Like most of my beginners, he experienced tension in his left shoulder after playing for a short time. Adult males have the most trouble with this because they have the biggest muscles. In his first lesson, I had showed him several exercises which would stretch his shoulder muscles and relieve the cramps and discomfort there. The strongest of these stretching exercises is the deltoid stretch. At his second lesson, he was still getting shoulder cramps frequently, sometimes after playing just a few notes. He didn't let it bother him, though. He would just put down his violin, laugh, shake his head, stretch, and resume playing. I admired him for his ability to laugh at himself and for his dedication to doing things correctly. I decided that he needed more help with relieving, or better still, preventing the cramps. I stood up and walked around him, a full 180 degrees, watching his left hand all the time, knowing that a little excess tension in the hand can create cramps all the way up the arm to the shoulder.

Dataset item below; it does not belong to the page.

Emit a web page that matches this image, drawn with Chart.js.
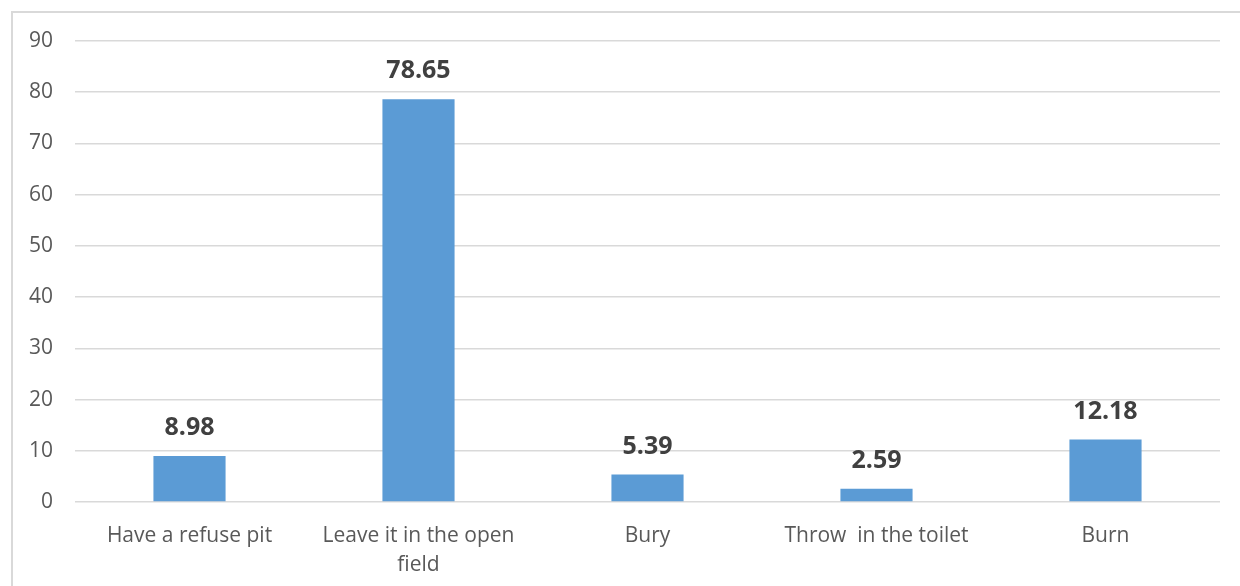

Playing under my srutiny didn't bother him. He played as long as he could, then put his violin down, laughed, and stretched. I thought that I would never be able to do what he did -- continue working while my teacher circled around me like a hawk looking for good places to attack. My investigation was fruitful. I found several places where he could adjust his left hand to ease the tension in his shoulder. One by one, I showed him his sources of stress and ways to relieve them. He was quite excited to learn, especially because the changes helped him so much. I watched him concentrate while he played, knowing that when a person concentrates intensely on one part of his body, he often gets tense in a different part of his body. This student clenched his jaw. While he played, I frequently told him to relax his jaw, and he always laughed when I caught him in the act. I knew that this guy really wanted to learn to play the violin and didn't let a myriad of mistakes dampen his enthusiasm.

All of this happened while he was playing open strings. When I asked him whether he would like to learn to play some notes, his answer was an enthusiastic "Yes." This fellow had a strong sense of adventure, and I admired him for it. I started by teaching him how to play short "scales" on each string (for example, A B C# D C# B A on the A string). I played with him and had him match my pitch. At first, his fingers groped for the right places, and I sometimes gave him a clue, either "higher" or "lower." He caught on fast and loved it. He kept saying, "Wow! This is so satisfying." By then, we had gone a few minutes beyond the scheduled lesson time of 45 minutes, but he and I were having so much fun that I didn't stop.

I went to my computer to print out a cheat sheet (fingering diagram) for him, and he kept playing scales by himself -- almost always perfectly in tune. I was impressed with him.

I handed him the cheat sheet and gave him a preview of his next lesson by playing Twinkle. He got really excited and wanted to try it, so I taught him the first two lines by ear. He loved it. "This is so satisfying," he told me. He also said that he was eager to play the whole tune for his three year old daughter.

I checked the time again and told him that we had gone 20 minutes beyond his lesson time and we had to stop. He thanked me, told me that he was eager to go home and practice, and left.

Teaching that lesson had turned my day around. It was so satisfying.